A dozen Harding students will be attending the Southern Literary Festival at Lipscomb University in Nashville, Tenn. , from March 29 through 31.
The Southern Literary Festival is a 75-year-old organization focused on celebrating the arts and encouraging college writers by sponsoring a region-wide Student Literary Competition, according to a letter from the festival directors. The festival also offers a variety of workshops with professional writers. This year’s speakers include two-time Pulitzer Prize finalist Tina Howe, director of the Creative Writing Program at Vanderbilt Mark Jarman, five-time Eisner Award winner Eric Powell and author of the book “Fishboy” Mark Richard.
Associate Professor of English Terry Engel is one of the professors going to Nashville for the festival.
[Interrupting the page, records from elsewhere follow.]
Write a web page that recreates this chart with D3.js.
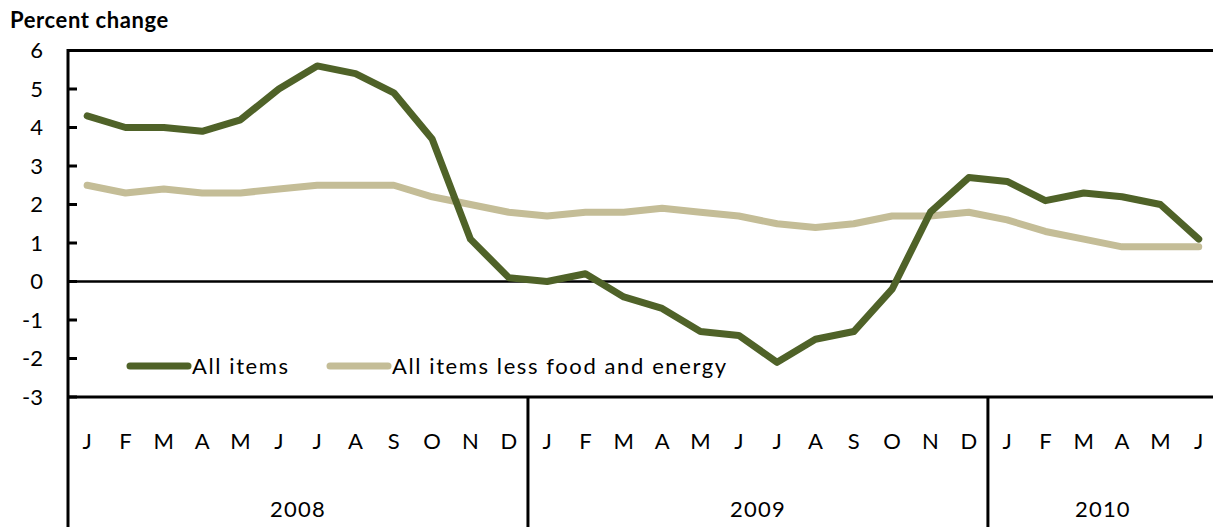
<!DOCTYPE html>
<html>
<head>
<meta charset="utf-8">
<script src="https://cdn.jsdelivr.net/npm/d3@7"></script>
<style>
  body { margin: 0; background: #fff; }
  svg { display: block; font-family: Lato, "Liberation Sans", sans-serif; }
</style>
</head>
<body>
<script>
// CPI 12-month percent change, Jan 2008 - Jun 2010

var years = ["2008", "2009", "2010"];
var monthLetters = ["J", "F", "M", "A", "M", "J", "J", "A", "S", "O", "N", "D"];
var monthsPerYear = [12, 12, 6];

var allItems = [4.3, 4.0, 4.0, 3.9, 4.2, 5.0, 5.6, 5.4, 4.9, 3.7, 1.1, 0.1,
                0.0, 0.2, -0.4, -0.7, -1.3, -1.4, -2.1, -1.5, -1.3, -0.2, 1.8, 2.7,
                2.6, 2.1, 2.3, 2.2, 2.0, 1.1];
var coreItems = [2.5, 2.3, 2.4, 2.3, 2.3, 2.4, 2.5, 2.5, 2.5, 2.2, 2.0, 1.8,
                 1.7, 1.8, 1.8, 1.9, 1.8, 1.7, 1.5, 1.4, 1.5, 1.7, 1.7, 1.8,
                 1.6, 1.3, 1.1, 0.9, 0.9, 0.9];
var yTicks = [6, 5, 4, 3, 2, 1, 0, -1, -2, -3];

var seriesNames = ["All items", "All items less food and energy"];
var seriesColors = ["#4f6228", "#c4bd97"];

var width = 1213, height = 527;
var plotLeft = 68, plotTop = 50.5, plotBottom = 397;
var step = 38.33;

// build month list with year
var months = [];
years.forEach(function(y, yi) {
    for (var m = 0; m < monthsPerYear[yi]; m++) {
        months.push({year: y, label: monthLetters[m], idx: months.length});
    }
});

var xScale = d3.scaleBand()
    .domain(d3.range(months.length))
    .range([plotLeft, plotLeft + months.length * step]);

var yScale = d3.scaleLinear().domain([-3, 6]).range([plotBottom, plotTop]);

var svg = d3.select("body").append("svg")
    .attr("width", width)
    .attr("height", height);

// title
svg.append("text")
    .attr("x", 10)
    .attr("y", 28)
    .attr("font-size", 22)
    .attr("font-weight", "bold")
    .attr("letter-spacing", 0.6)
    .text("Percent change");

// y tick labels
svg.selectAll(".ylab")
    .data(yTicks)
    .enter().append("text")
    .attr("class", "ylab")
    .attr("x", 43)
    .attr("y", function(d) { return yScale(d); })
    .attr("dy", "0.36em")
    .attr("text-anchor", "end")
    .attr("font-size", 22)
    .text(function(d) { return d; });

// y ticks (pointing inside)
svg.selectAll(".ytick")
    .data(yTicks)
    .enter().append("line")
    .attr("x1", plotLeft)
    .attr("x2", plotLeft + 9)
    .attr("y1", function(d) { return yScale(d); })
    .attr("y2", function(d) { return yScale(d); })
    .attr("stroke", "#000")
    .attr("stroke-width", 3);

// top and bottom border, zero line
svg.append("line")
    .attr("x1", plotLeft).attr("x2", width)
    .attr("y1", yScale(6)).attr("y2", yScale(6))
    .attr("stroke", "#000").attr("stroke-width", 3);
svg.append("line")
    .attr("x1", plotLeft).attr("x2", width)
    .attr("y1", yScale(-3)).attr("y2", yScale(-3))
    .attr("stroke", "#000").attr("stroke-width", 3);
svg.append("line")
    .attr("x1", plotLeft).attr("x2", width)
    .attr("y1", yScale(0)).attr("y2", yScale(0))
    .attr("stroke", "#000").attr("stroke-width", 2.5);

// left axis line
svg.append("line")
    .attr("x1", plotLeft).attr("x2", plotLeft)
    .attr("y1", plotTop - 1.5).attr("y2", height)
    .attr("stroke", "#000").attr("stroke-width", 3);

// year separators
var yearStarts = [];
months.forEach(function(m) {
    if (m.idx > 0 && m.label === "J" && months[m.idx - 1].label === "D") yearStarts.push(m.idx);
});
svg.selectAll(".sep")
    .data(yearStarts)
    .enter().append("line")
    .attr("x1", function(d) { return xScale(d); })
    .attr("x2", function(d) { return xScale(d); })
    .attr("y1", plotBottom).attr("y2", height)
    .attr("stroke", "#000").attr("stroke-width", 3);

// month labels
svg.selectAll(".mlab")
    .data(months)
    .enter().append("text")
    .attr("x", function(d) { return xScale(d.idx) + xScale.bandwidth() / 2; })
    .attr("y", 449)
    .attr("text-anchor", "middle")
    .attr("font-size", 22)
    .text(function(d) { return d.label; });

// year labels
var start = 0;
years.forEach(function(y, yi) {
    var x0 = xScale(start);
    var x1 = xScale(start + monthsPerYear[yi] - 1) + xScale.bandwidth();
    svg.append("text")
        .attr("x", (x0 + x1) / 2)
        .attr("y", 517)
        .attr("text-anchor", "middle")
        .attr("font-size", 22)
        .attr("letter-spacing", 1.2)
        .text(y);
    start += monthsPerYear[yi];
});

// lines
var line = d3.line()
    .x(function(d, i) { return xScale(i) + xScale.bandwidth() / 2; })
    .y(function(d) { return yScale(d); });

[coreItems, allItems].forEach(function(s, i) {
    svg.append("path")
        .datum(s)
        .attr("d", line)
        .attr("fill", "none")
        .attr("stroke", seriesColors[1 - i])
        .attr("stroke-width", 7)
        .attr("stroke-linejoin", "round")
        .attr("stroke-linecap", "round");
});

// legend
var legendX = [130, 330];
seriesNames.forEach(function(name, i) {
    svg.append("line")
        .attr("x1", legendX[i]).attr("x2", legendX[i] + 58)
        .attr("y1", 366).attr("y2", 366)
        .attr("stroke", seriesColors[i])
        .attr("stroke-width", 7)
        .attr("stroke-linecap", "round");
    svg.append("text")
        .attr("x", legendX[i] + 62)
        .attr("y", 374)
        .attr("font-size", 22)
        .attr("letter-spacing", 1.6)
        .text(name);
});
</script>
</body>
</html>
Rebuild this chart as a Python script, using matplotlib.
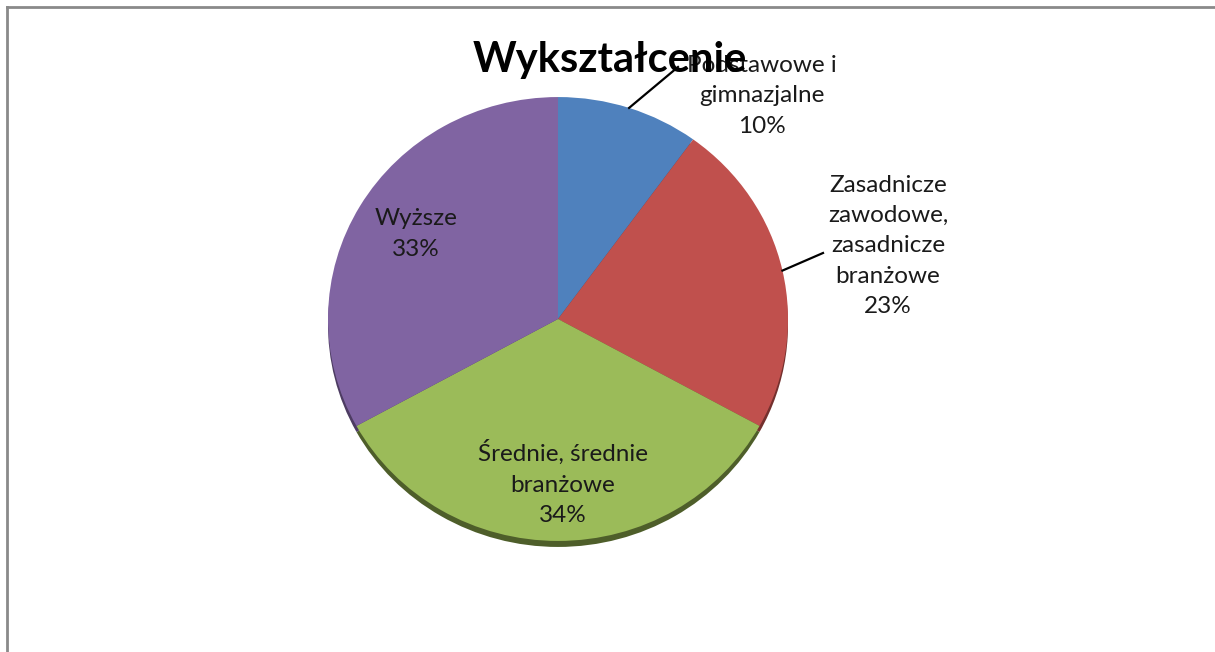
import matplotlib.pyplot as plt
import numpy as np
from matplotlib.lines import Line2D
from matplotlib.transforms import Affine2D

labels = ["Podstawowe i\ngimnazjalne", "Zasadnicze\nzawodowe,\nzasadnicze\nbranżowe",
          "Średnie, średnie\nbranżowe", "Wyższe"]
values = [10, 23, 34, 33]
colors = ["#4F81BD", "#C0504D", "#9BBB59", "#8064A2"]
shadow_colors = ["#2f4d72", "#74302e", "#4e5e2a", "#4d3c62"]
title = "Wykształcenie"

W, H = 1215, 652
plt.rcParams['font.family'] = ['Lato', 'DejaVu Sans']

fig = plt.figure(figsize=(W / 100, H / 100), dpi=100)
ax = fig.add_axes([0, 0, 1, 1])

# slightly tilted pie: squash vertically
cx, cy, r, tilt = 558, H - 319, 230, 0.965
squash = Affine2D().translate(-cx, -cy).scale(1, tilt).translate(cx, cy)

shadow, _ = ax.pie(values, colors=shadow_colors, startangle=90, counterclock=False,
                   center=(cx, cy - 6 / tilt), radius=r, wedgeprops=dict(linewidth=0))
wedges, _ = ax.pie(values, colors=colors, startangle=90, counterclock=False,
                   center=(cx, cy), radius=r, wedgeprops=dict(linewidth=0))
for w in shadow + wedges:
    w.set_transform(squash + ax.transData)

ax.set_xlim(0, W)
ax.set_ylim(0, H)
ax.set_aspect('auto')
ax.axis('off')

total = sum(values)
pcts = [f"{round(v / total * 100)}%" for v in values]

# label positions (pixels, y from top)
label_pos = [(762, 96), (888, 246), (563, 483), (416, 234)]
fs = 17.5
for i, (lab, pct) in enumerate(zip(labels, pcts)):
    x, y = label_pos[i]
    ax.text(x, H - y, lab + "\n" + pct, ha="center", va="center",
            fontsize=fs, color="#1a1a1a", linespacing=1.55, zorder=5)

# leader lines for outside labels
theta = 90.0
mids = []
for v in values:
    ang = theta - v / total * 360 / 2
    mids.append(np.deg2rad(ang))
    theta -= v / total * 360
ends = {0: (678, 67), 1: (823, 253)}
for i, (ex, ey) in ends.items():
    sx = cx + r * np.cos(mids[i])
    sy = cy + r * tilt * np.sin(mids[i])
    ax.plot([sx, ex], [sy, H - ey], color="black", lw=1.6, zorder=4)

ax.text(610, H - 60, title, ha="center", va="center", fontsize=30,
        fontweight="bold", color="black", zorder=10)

# gray frame (top and left visible)
fig.add_artist(Line2D([7 / W, 7 / W], [0, 1 - 7 / H], transform=fig.transFigure,
                      color="#8a8a8a", lw=2))
fig.add_artist(Line2D([7 / W, 1], [1 - 7 / H, 1 - 7 / H], transform=fig.transFigure,
                      color="#8a8a8a", lw=2))

fig.savefig("out.png", dpi=100, facecolor="white")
Engel said approximately 11 or 12 Harding students, most of whom are English majors, will attend the event.
Engel said this will be his first time attending the Southern Literary Festival, but he has been to many creative writing workshops and literary festivals before and has found attending such events to be a great opportunity for students to identify with other writers.
“It encourages a student to think of him- or herself as a writer, rather than a student,” Engel said. “As writers we often toil away in privacy writing our stories and poems without a real sense of audience. When we attend festivals we are identifying ourselves as writers among other writers, and I think that change in perception helps us to take ourselves more seriously.”
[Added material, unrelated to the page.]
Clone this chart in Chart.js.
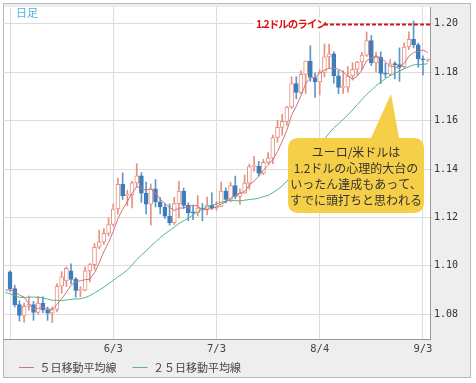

A major part of the festival is the Student Literary Competition, which drew in applicants from more than 40 Southern universities this year, according to Engel. Junior Barrett Smith said he received an honorable mention in the poetry category.
Smith said he was not aware that he received an honorable mention until a professor announced it in one of his classes, but he said he was thrilled by the news.
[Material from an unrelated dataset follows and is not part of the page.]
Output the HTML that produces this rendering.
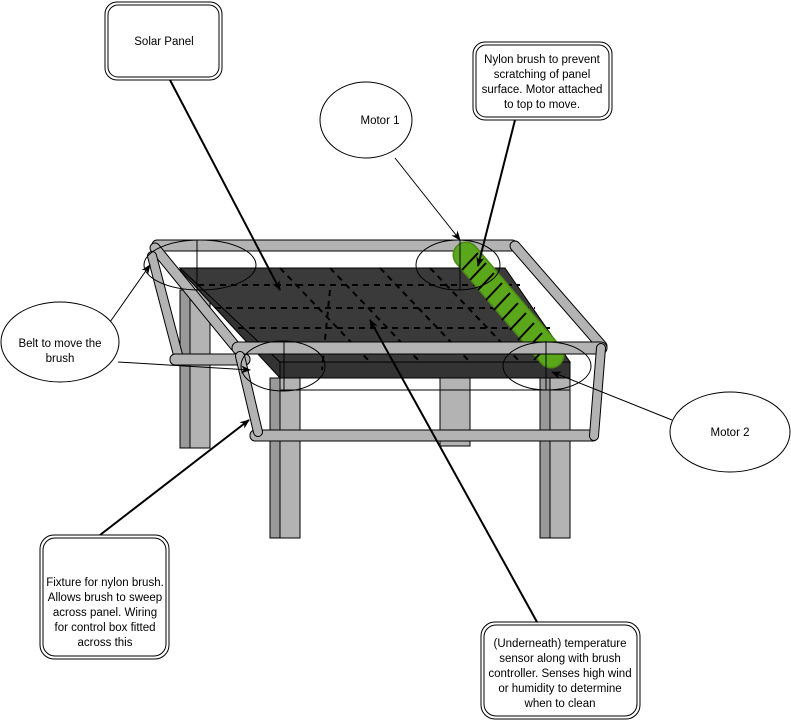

“Having my work compete and place against several other universities is really validating,” Smith said. “Competition for creative writers is a lot tougher outside of Arkansas, where the arts aren’t very emphasized, so being recognized on a larger scale is a huge honor.”
Junior Josh Goslowsky said that aside from meeting other Southern student writers, he looks forward to speaking with writing professionals and learning about how they do what they do and how they got started.
As for the location, Goslowsky said he thinks students will find inspiration in this year’s setting for the festival.
“Being from the Nashville area, I see it as kind of the Vatican of the South,” Goslowsky said. “[It] is a beautiful city and it has so much inspiration. It seems like any area you go in Nashville, you’re going to find little sects, little groups of culture. Nashville has such a wide variety of Christian culture as well as country music, blues and jazz … there’s beautiful things in the city that inspire people to write and inspire people to do great things.”